Turn slow-cooker on to “high” and let cook for 5 hours
After five hours, add blanched wild greens (or 1.5 C chopped fresh wild greens) [EDIT: and the barley and the lentils]
Cook for a further hour or two
Serve, ideally with some kind of bread product like baguette our chunks of sour dough
 
~*~
 
 
So there you have it. Ingredients-wise, it has the feel of Winter, not Summer – If I were trying to make a summer stew[4] I’d more likely go with wild greens, ramps, green onions, fresh herbs (rather than dried), hot-house (or garden, depending on how far into Summer we’d gotten) tomatoes, and tiny, tiny new-potatoes thrown into the mixture whole.
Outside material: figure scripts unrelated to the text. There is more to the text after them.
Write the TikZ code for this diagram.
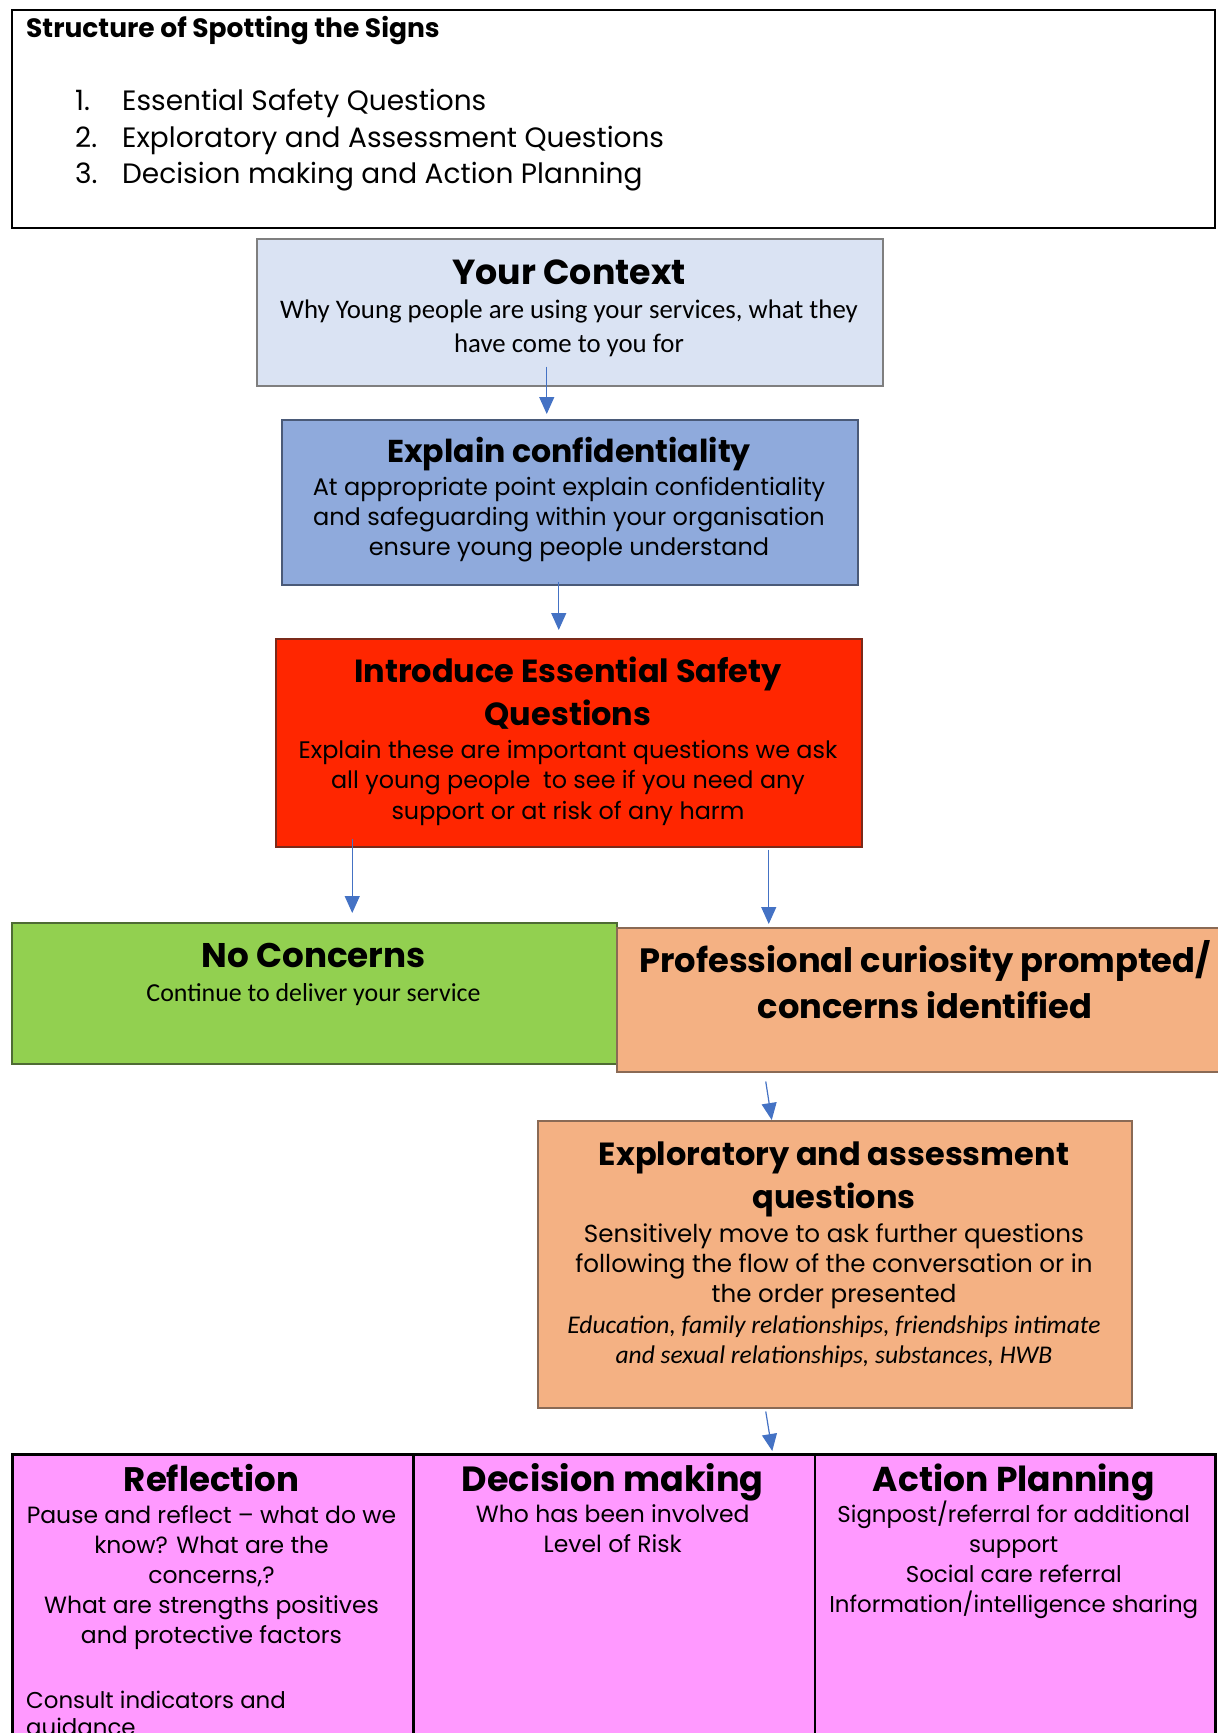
\documentclass[tikz,border=0pt]{standalone}
\usepackage{fontspec}
\setmainfont{Poppins}
\newfontfamily\calib{Carlito}
\usetikzlibrary{arrows.meta}
\definecolor{ctxfill}{HTML}{DAE3F3}
\definecolor{ctxline}{HTML}{7F7F7F}
\definecolor{explfill}{HTML}{8FAADC}
\definecolor{explline}{HTML}{4A5A78}
\definecolor{redfill}{HTML}{FF2600}
\definecolor{redline}{HTML}{7A2A1A}
\definecolor{greenfill}{HTML}{92D050}
\definecolor{greenline}{HTML}{4E6B34}
\definecolor{peach}{HTML}{F4B183}
\definecolor{peachline}{HTML}{8A6A55}
\definecolor{pinkfill}{HTML}{FF99FF}
\definecolor{arrowblue}{HTML}{4472C4}
\tikzset{
  box/.style={draw, rectangle, inner sep=0pt, anchor=north west, line width=1.5pt},
  txt/.style={inner sep=0pt, align=center},
  arr/.style={draw=arrowblue, line width=1.2pt, -{Triangle[length=17pt,width=15pt]}},
}
\newcommand{\fs}[2]{\fontsize{#1}{#2}\selectfont}
\begin{document}
\begin{tikzpicture}[x=1pt,y=-1pt]
\useasboundingbox (0,0) rectangle (1218,1733);
\clip (0,0) rectangle (1218,1733);
% header box
\node[box, draw=black, minimum width=1203pt, minimum height=218pt] (hdr) at (11,9) {};
\node[txt, anchor=west, font=\bfseries\fs{26.5}{30}] (hdrtitle) at (26,31) {Structure of Spotting the Signs};
\node[txt, anchor=base west, font=\fs{28}{32}] (n1) at (75,110.8) {1.};
\node[txt, anchor=base west, font=\fs{28}{32}] (t1) at (122,110.8) {Essential Safety Questions};
\node[txt, anchor=base west, font=\fs{28}{32}] (n2) at (75,147.3) {2.};
\node[txt, anchor=base west, font=\fs{28}{32}] (t2) at (122,147.3) {Exploratory and Assessment Questions};
\node[txt, anchor=base west, font=\fs{28}{32}] (n3) at (75,183.8) {3.};
\node[txt, anchor=base west, font=\fs{28}{32}] (t3) at (122,183.8) {Decision making and Action Planning};
% your context
\node[box, draw=ctxline, fill=ctxfill, minimum width=626pt, minimum height=147pt] (ctx) at (256,238) {};
\node[txt, font=\bfseries\fs{34.8}{40}] (ctxtitle) at (569,272) {Your Context};
\node[txt, font=\calib\fs{26.8}{34}] (ctxbody) at (569,328) {Why Young people are using your services, what they\\have come to you for};
% explain confidentiality
\node[box, draw=explline, fill=explfill, minimum width=576pt, minimum height=165pt] (expl) at (281,419) {};
\node[txt, font=\bfseries\fs{31.6}{38}] (expltitle) at (569,454.3) {Explain confidentiality};
\node[txt, font=\fs{24}{30}] (explbody) at (569,519.3) {At appropriate point explain confidentiality\\and safeguarding within your organisation\\ensure young people understand};
% introduce essential safety questions
\node[box, draw=redline, fill=redfill, minimum width=586pt, minimum height=208pt] (intro) at (275,638) {};
\node[txt, font=\bfseries\fs{32}{43}] (introtitle) at (568,693) {Introduce Essential Safety\\Questions};
\node[txt, font=\fs{23.9}{30.5}] (introbody) at (568,783) {Explain these are important questions we ask\\all young people~ to see if you need any\\support or at risk of any harm};
% no concerns
\node[box, draw=greenline, fill=greenfill, minimum width=605pt, minimum height=141pt] (nc) at (11,922) {};
\node[txt, font=\bfseries\fs{34.2}{40}] (nctitle) at (313.5,955) {No Concerns};
\node[txt, font=\calib\fs{25.9}{30}] (ncbody) at (313.5,994.3) {Continue to deliver your service};
% professional curiosity
\node[box, draw=peachline, fill=peach, minimum width=620pt, minimum height=144pt] (prof) at (616,927) {};
\node[txt, font=\bfseries\fs{33.7}{46}] (proftitle) at (925,979.7) {Professional curiosity prompted/\\concerns identified};
% exploratory
\node[box, draw=peachline, fill=peach, minimum width=594pt, minimum height=287pt] (expq) at (537,1120) {};
\node[txt, font=\bfseries\fs{32}{43}] (expqtitle) at (834,1179) {Exploratory and assessment\\questions};
\node[txt, font=\fs{24.6}{30}] (expqbody) at (834,1266.3) {Sensitively move to ask further questions\\following the flow of the conversation or in\\the order presented};
\node[txt, font=\calib\itshape\fs{25.5}{30}] (expqital) at (834,1342) {Education, family relationships, friendships intimate\\and sexual relationships, substances, HWB};
% bottom table
\node[box, draw=black, line width=2.5pt, fill=pinkfill, minimum width=401pt, minimum height=320pt] (refl) at (11,1453) {};
\node[box, draw=black, line width=2.5pt, fill=pinkfill, minimum width=401.5pt, minimum height=320pt] (dec) at (412,1453) {};
\node[box, draw=black, line width=2.5pt, fill=pinkfill, minimum width=400.5pt, minimum height=320pt] (act) at (813.5,1453) {};
\node[txt, anchor=base, font=\bfseries\fs{34}{40}] (refltitle) at (211.5,1491.5) {Reflection};
\node[txt, font=\fs{23.5}{30}] (reflbody) at (211.5,1577.3) {Pause and reflect -- what do we\\know? What are the\\concerns,?\\What are strengths positives\\and protective factors};
\node[txt, font=\fs{22.9}{26}, anchor=west] (reflcons) at (26,1700) {Consult indicators and};
\node[txt, font=\fs{22.9}{26}, anchor=west] (reflguid) at (26,1730) {guidance};
\node[txt, anchor=base, font=\bfseries\fs{35}{40}] (dectitle) at (612.75,1491.5) {Decision making};
\node[txt, font=\fs{23.5}{30}] (decbody) at (612.75,1529) {Who has been involved\\Level of Risk};
\node[txt, anchor=base, font=\bfseries\fs{34.5}{40}] (acttitle) at (1013.75,1491.5) {Action Planning};
\node[txt, font=\fs{22.9}{30}] (actbody) at (1013.75,1560) {Signpost/referral for additional\\support\\Social care referral\\Information/intelligence sharing};
% arrows
\draw[arr] ([xshift=-23pt,yshift=20pt]ctx.south) -- ([xshift=-23pt,yshift=5pt]expl.north);
\draw[arr] ([xshift=-11pt,yshift=4pt]expl.south) -- ([xshift=-10pt,yshift=8pt]intro.north);
\draw[arr] ([xshift=-216.5pt,yshift=9pt]intro.south) -- ([xshift=38pt,yshift=9pt]nc.north);
\draw[arr] ([xshift=200pt,yshift=-2pt]intro.south) -- ([xshift=-158pt,yshift=3pt]prof.north);
\draw[arr] ([xshift=-161pt,yshift=-9pt]prof.south) -- ([xshift=-63pt]expq.north);
\draw[arr] ([xshift=-69pt,yshift=-3pt]expq.south) -- ([xshift=158.25pt,yshift=2pt]dec.north);
\end{tikzpicture}
\end{document}
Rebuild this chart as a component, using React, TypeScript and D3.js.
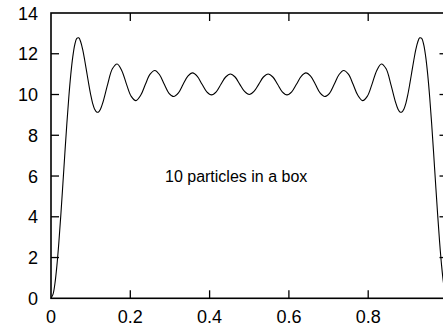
import React from "react";
import * as d3 from "d3";

const xs: number[] = [
  0.0, 0.005, 0.01, 0.015, 0.02, 0.025, 0.03, 0.035, 0.04, 0.045, 0.05, 0.055, 0.06, 0.065, 0.07, 0.075,
  0.08, 0.085, 0.09, 0.095, 0.1, 0.105, 0.11, 0.115, 0.12, 0.125,
  0.131, 0.1429, 0.1548, 0.1667, 0.1786, 0.1905, 0.2024, 0.2143, 0.2262, 0.2381, 0.25, 0.2619, 0.2738,
  0.2857, 0.2976, 0.3095, 0.3214, 0.3333, 0.3452, 0.3571, 0.369, 0.381, 0.3929, 0.4048, 0.4167, 0.4286,
  0.4405, 0.4524, 0.4643, 0.4762, 0.4881, 0.5,
  0.5119, 0.5238, 0.5357, 0.5476, 0.5595, 0.5714, 0.5833, 0.5952, 0.6071, 0.619, 0.631, 0.6429, 0.6548,
  0.6667, 0.6786, 0.6905, 0.7024, 0.7143, 0.7262, 0.7381, 0.75, 0.7619, 0.7738, 0.7857, 0.7976, 0.8095,
  0.8214, 0.8333, 0.8452, 0.8571, 0.869,
  0.875, 0.88, 0.885, 0.89, 0.895, 0.9, 0.905, 0.91, 0.915, 0.92, 0.925, 0.93, 0.935, 0.94, 0.945, 0.95,
  0.955, 0.96, 0.965, 0.97, 0.975, 0.98, 0.985, 0.99, 0.995, 1.0,
];

const density: number[] = [
  0.0, 0.19, 0.74, 1.63, 2.79, 4.15, 5.62, 7.13, 8.58, 9.89, 11.0, 11.86, 12.45, 12.75, 12.78, 12.58,
  12.2, 11.68, 11.11, 10.53, 10.0, 9.57, 9.28, 9.14, 9.14, 9.29,
  9.62, 10.5, 11.26, 11.5, 11.17, 10.5, 9.91, 9.7, 9.96, 10.5, 11.0, 11.18, 10.97,
  10.5, 10.06, 9.9, 10.08, 10.5, 10.9, 11.06, 10.89, 10.5, 10.13, 9.98, 10.13, 10.5,
  10.86, 11.01, 10.86, 10.5, 10.15, 10.0,
  10.15, 10.5, 10.86, 11.01, 10.86, 10.5, 10.13, 9.98, 10.13, 10.5, 10.89, 11.06, 10.9,
  10.5, 10.08, 9.9, 10.06, 10.5, 10.97, 11.18, 11.0, 10.5, 9.96, 9.7, 9.91, 10.5,
  11.17, 11.5, 11.26, 10.5, 9.62,
  9.29, 9.14, 9.14, 9.28, 9.57, 10.0, 10.53, 11.11, 11.68, 12.2, 12.58, 12.78, 12.75, 12.45, 11.86, 11.0,
  9.89, 8.58, 7.13, 5.62, 4.15, 2.79, 1.63, 0.74, 0.19, 0.0,
];

const xTicks: number[] = [0, 0.2, 0.4, 0.6, 0.8, 1.0];
const xTickLabels: string[] = ["0", "0.2", "0.4", "0.6", "0.8", ""];
const yTicks: number[] = [0, 2, 4, 6, 8, 10, 12, 14];
const yTickLabels: string[] = ["0", "2", "4", "6", "8", "10", "12", "14"];
const labelText = "10 particles in a box";

const W = 443;
const H = 327;
const left = 51;
const right = 447.5;
const top = 13;
const bottom = 298.3;
const tickLen = 8;
const font = "'Liberation Sans', Arial, Helvetica, sans-serif";

export default function App() {
  const x = d3.scaleLinear().domain([0, 1]).range([left, right]);
  const y = d3.scaleLinear().domain([0, 14]).range([bottom, top]);
  const pts: [number, number][] = xs.map((v, i) => [v, density[i]]);
  const line = d3
    .line<[number, number]>()
    .x((d) => x(d[0]))
    .y((d) => y(d[1]))
    .curve(d3.curveCatmullRom.alpha(0.5));

  return (
    <svg
      width={W}
      height={H}
      style={{ position: "absolute", left: 0, top: 0, background: "#fff" }}
      fontFamily={font}
    >
      <rect x={0} y={0} width={W} height={H} fill="#fff" />
      <path d={line(pts) || ""} fill="none" stroke="#000" strokeWidth={1.1} />
      <rect
        x={x(0)}
        y={y(14)}
        width={x(1) - x(0)}
        height={y(0) - y(14)}
        fill="none"
        stroke="#000"
        strokeWidth={1.6}
      />
      {xTicks.map((t, i) => (
        <g key={"x" + i}>
          {i > 0 && i < xTicks.length - 1 && (
            <>
              <line x1={x(t)} x2={x(t)} y1={y(0)} y2={y(0) - tickLen} stroke="#000" strokeWidth={1.3} />
              <line x1={x(t)} x2={x(t)} y1={y(14)} y2={y(14) + tickLen} stroke="#000" strokeWidth={1.3} />
            </>
          )}
          <text x={x(t)} y={y(0) + 25} textAnchor="middle" fontSize={18} fill="#000">
            {xTickLabels[i]}
          </text>
        </g>
      ))}
      {yTicks.map((t, i) => (
        <g key={"y" + i}>
          {i > 0 && i < yTicks.length - 1 && (
            <>
              <line x1={x(0)} x2={x(0) + tickLen} y1={y(t)} y2={y(t)} stroke="#000" strokeWidth={1.3} />
              <line x1={x(1)} x2={x(1) - tickLen} y1={y(t)} y2={y(t)} stroke="#000" strokeWidth={1.3} />
            </>
          )}
          <text x={x(0) - 13} y={y(t) + 6.5} textAnchor="end" fontSize={18} fill="#000">
            {yTickLabels[i]}
          </text>
        </g>
      ))}
      <text x={x(0.2875)} y={y(5.7)} fontSize={16} fill="#000">
        {labelText}
      </text>
    </svg>
  );
}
Maybe radishes and diced sweet potato (if I could find any).
 
I’m hoping that this stew will be tasty and delicious (and not overly salty), feed three people well (and hopefully have some left-overs — maybe I should add extra squash and potato?), and give me a chance to do a slightly beefier stock using the last of a frozen turkey carcas (now nearing six months in my freezer, so guess when we ate that one).
 
TTFN,
Meliad the Birch Maiden.
 
 
[1] Which is not really accurate, since we feed more than two people a few times per week, and also (more significantly) because I tend to stock up on things – E.G.: the 8kg of sugar I bought last week has not even been opened but, hopefully, will see us through Canning Season without too much trouble. I’ve got three bottles of white wine vinegar that are left over from making pickles last year, and which will (mostly) be used for same this August/September. I do not expect to go through two pork roasts in a single week. You get the drift.
 
[2] I realize that this may just mean “Chinese and Mexican garlic, processed and jarred in Quebec” but… I’m taking my chances, since the other options were, in fact, bulbs of garlic from China or Mexico respectively.
 
[3] I say “half a cup, blanched” because I’m using one of the muffin-cup sized blocks of garlic mustard that I froze in early May. A big handful of fresh grape leaves or dandelion greens or whatever would work just as well. The idea is to get some Green Stuff into the stew.
 
[4] Okay, I probably wouldn’t try to make a summer stew. But hypothetically.